Voltando ao episódio da Escola Estadual Presidente Médici, e fazendo um link com o que foi compartilhado acima, é possível observarmos que, mais uma vez, seguimos na contramão. E digo isso, não só pelo motivo de que as gestões pedagógica e administrativa das instituições públicas de ensino  devem ser feitas, de forma democrática, por quem está na ponta, por quem está trabalhando, pesquisando, desenvolvendo suas atividades, no chão da escola, ou no chão das universidades – e é claro, tendo condições materiais para tanto – mas, também, vale destacar,  pelo motivo de que posicionamentos e iniciativas como aquelas reforçam, validam e atualizam [com a chancela do próprio Estado], direta ou indiretamente, quer queira quer não, imaginários retrógrados e estereotipados, em circulação há muito tempo, sobre a educação, sobre os professores e sobre os estudantes.
 
Assim, segundo esses imaginários [repito: retrógrados e estereotipados], a educação é tomada como o lugar da disciplinarização, da “instrução”, da ordem, do controle dos corpos, da castração e da censura de reflexões da diferença, da pluralidade.
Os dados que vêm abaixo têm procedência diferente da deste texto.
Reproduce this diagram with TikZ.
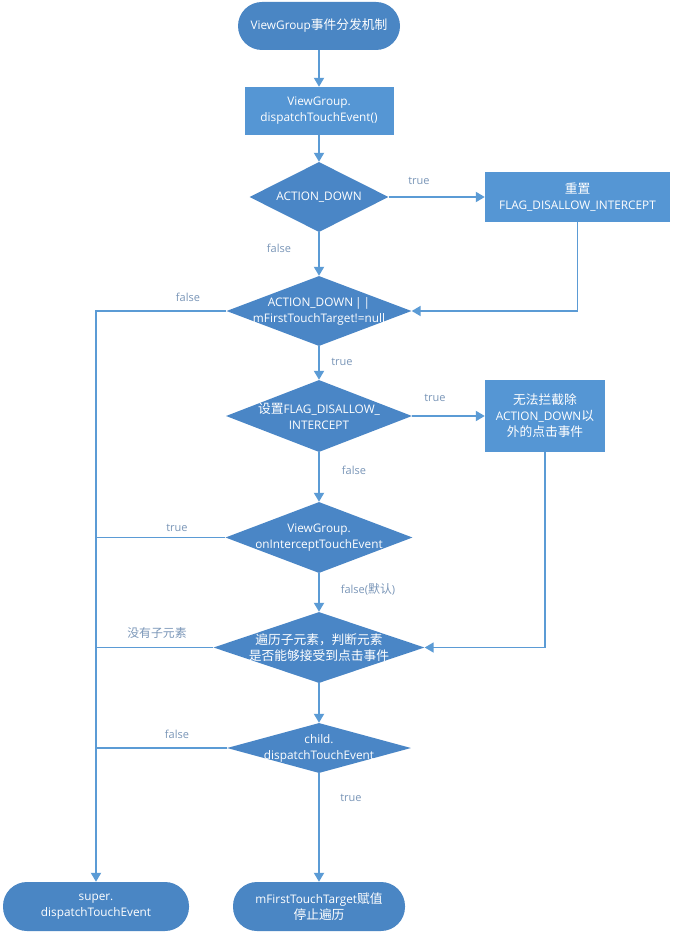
\documentclass[tikz,border=0pt]{standalone}
\usepackage{fontspec}
\setmainfont{Open Sans}
\newfontfamily\cjkfont[Scale=1.08]{Noto Sans CJK SC}
\newcommand\zh[1]{{\cjkfont #1}}
\usetikzlibrary{shapes.geometric,arrows.meta}
\definecolor{linec}{HTML}{5B9BD5}
\definecolor{boxc}{HTML}{5596D4}
\definecolor{diac}{HTML}{4A86C6}
\definecolor{termc}{HTML}{4A86C4}
\definecolor{lblc}{HTML}{7A96B8}
\begin{document}
\begin{tikzpicture}[x=1pt,y=-1pt,
  txt/.style={text=white,font=\fontsize{11.8}{16}\selectfont,align=center},
  term/.style={draw=none,fill=termc,rounded corners=24pt,inner sep=0pt},
  procbox/.style={draw=none,fill=boxc,inner sep=0pt},
  dia/.style={diamond,draw=none,fill=diac,inner sep=0pt},
  conn/.style={draw=linec,line width=1.8pt,-{Triangle[length=9pt,width=10pt]}},
  plain/.style={draw=linec,line width=1.8pt},
  lbl/.style={text=lblc,font=\fontsize{11}{13}\selectfont,inner sep=0pt}]
\useasboundingbox[fill=white] (0,0) rectangle (674,936);

\node[term,minimum width=162pt,minimum height=48pt,
  label={[txt]center:ViewGroup\zh{事件分发机制}}] (start) at (319,26) {};
\node[procbox,minimum width=149pt,minimum height=48pt,
  label={[txt]center:ViewGroup.\\dispatchTouchEvent()}] (box1) at (319,111) {};
\node[dia,minimum width=139pt,minimum height=70pt,
  label={[txt]center:ACTION\_DOWN}] (d1) at (319,197) {};
\node[procbox,minimum width=185pt,minimum height=49pt,
  label={[txt]center:\zh{重置}\\FLAG\_DISALLOW\_INTERCEPT}] (r1) at (577.5,197) {};
\node[dia,minimum width=185pt,minimum height=70pt,
  label={[txt]center:ACTION\_DOWN\,|\,|\\mFirstTouchTarget!=null}] (d2) at (319,311) {};
\node[dia,minimum width=186pt,minimum height=72pt,
  label={[txt]center:\zh{设置}FLAG\_DISALLOW\_\\INTERCEPT}] (d3) at (319,416) {};
\node[procbox,minimum width=120pt,minimum height=72pt,
  label={[txt]center:\zh{无法拦截除}\\ACTION\_DOWN\zh{以}\\\zh{外的点击事件}}] (r2) at (545,416) {};
\node[dia,minimum width=187pt,minimum height=71pt,
  label={[txt]center:ViewGroup.\\onInterceptTouchEvent}] (d4) at (319,537.5) {};
\node[dia,minimum width=211pt,minimum height=71pt,
  label={[txt]center:\zh{遍历子元素，判断元素}\\\zh{是否能够接受到点击事件}}] (d5) at (319,647.5) {};
\node[dia,minimum width=184pt,minimum height=50pt,
  label={[txt]center:child.\\dispatchTouchEvent}] (d6) at (319,748) {};
\node[term,minimum width=186pt,minimum height=49pt,
  label={[txt]center:super.\\dispatchTouchEvent}] (endL) at (96,906.5) {};
\node[term,minimum width=172pt,minimum height=49pt,
  label={[txt]center:mFirstTouchTarget\zh{赋值}\\\zh{停止遍历}}] (endR) at (319,906.5) {};

\draw[conn] (start) -- (box1);
\draw[conn] (box1) -- (d1);
\draw[conn] (d1.east) -- (r1.west);
\draw[conn] (d1.south) -- (d2.north);
\draw[conn] (r1.south) |- (d2.east);
\draw[conn] (d2.west) -| (endL.north);
\draw[conn] (d2.south) -- (d3.north);
\draw[conn] (d3.east) -- (r2.west);
\draw[conn] (d3.south) -- (d4.north);
\draw[plain] (d4.west) -- (d4.west -| endL.north);
\draw[conn] (d4.south) -- (d5.north);
\draw[conn] (r2.south) |- (d5.east);
\draw[plain] (d5.west) -- (d5.west -| endL.north);
\draw[conn] (d5.south) -- (d6.north);
\draw[plain] (d6.west) -- (d6.west -| endL.north);
\draw[conn] (d6.south) -- (endR.north);

\node[lbl] (l1) at (419,181) {true};
\node[lbl] (l2) at (279,248) {false};
\node[lbl] (l3) at (188,297) {false};
\node[lbl] (l4) at (342,362) {true};
\node[lbl] (l5) at (435,398) {true};
\node[lbl] (l6) at (354,470) {false};
\node[lbl] (l7) at (177,528) {true};
\node[lbl] (l8) at (368,589) {false(\zh{默认})};
\node[lbl] (l9) at (157,633) {\zh{没有子元素}};
\node[lbl] (l10) at (177,734) {false};
\node[lbl] (l11) at (351,798) {true};
\end{tikzpicture}
\end{document}
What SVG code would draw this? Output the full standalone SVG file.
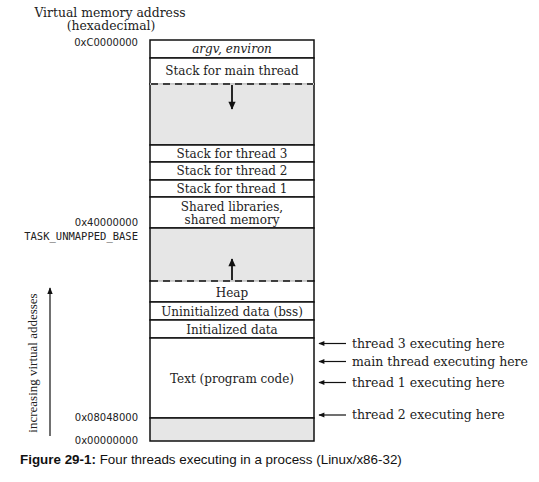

E não como o lugar das possibilidades, da formação, da produção de conhecimento, das artes, enfim, um lugar de transformação. Os professores e os estudantes, nesse contexto, não conseguem escapar do roteiro [imposto de cima para baixo], são tomados como fiéis  repetidores do que aí já está. Inclusive, esses são os “bons professores” e “os bons estudantes”, aqueles que repetem, que não saem do script.
 
Esse círculo vicioso precisa ser rompido! A educação não é sinônimo de “disciplina”. Não serão as filas ou as marchas; os desfiles nas vias públicas em datas comemorativas; as continências aos superiores [hierárquicos]; o silêncio forçado pelas salas, corredores e pátios; a rigidez dos protocolos; o “patriotismo” de conveniência; a presença de um “comandante” no recinto [seja de onde vier, quem for e por meio de qual arranjo apareça]; uma direção menos consultiva e mais arbitrária; bem como os gritos de comando e de resposta, que trarão igualdade de oportunidades, que estimularão as genialidades.
 
Curioso que, aos estudantes de instituições públicas, sobretudo aqueles da Educação Básica, a disciplina é sempre lembrada como a primeira opção. O reforço da autoridade, o aumento da supervisão, da fiscalização e o rigor das regras são apresentados como o suprassumo de uma “direção de resultados”, “eficiente" – e isso dito e requentado por aí, sem qualquer comprovação científica, e, igualmente, sem maiores problematizações sobre o que seria uma “direção de resultados”, “eficiente” [que resultados seriam esses? A favor de quem? Eficiente para quem?]. Enquanto que, aos estudantes de outras instituições, sobretudo aquelas frequentadas pelas classes mais abastadas, o leque de opções é ampliado. Para estes, a cultura, a literatura, o teatro, o lazer, os esportes, os psicólogos, os terapeutas, as “aulas de reforço”, os grupos de estudos e pesquisa, os cursos de línguas, de música, os intercâmbios, as viagens, os passeios e as excursões são as alternativas e os complementos. Para os outros, a grande maioria, a disciplina, a partir da implementação de modelos desarrazoados, recheados de promessas milagrosas, que nunca se concretizarão.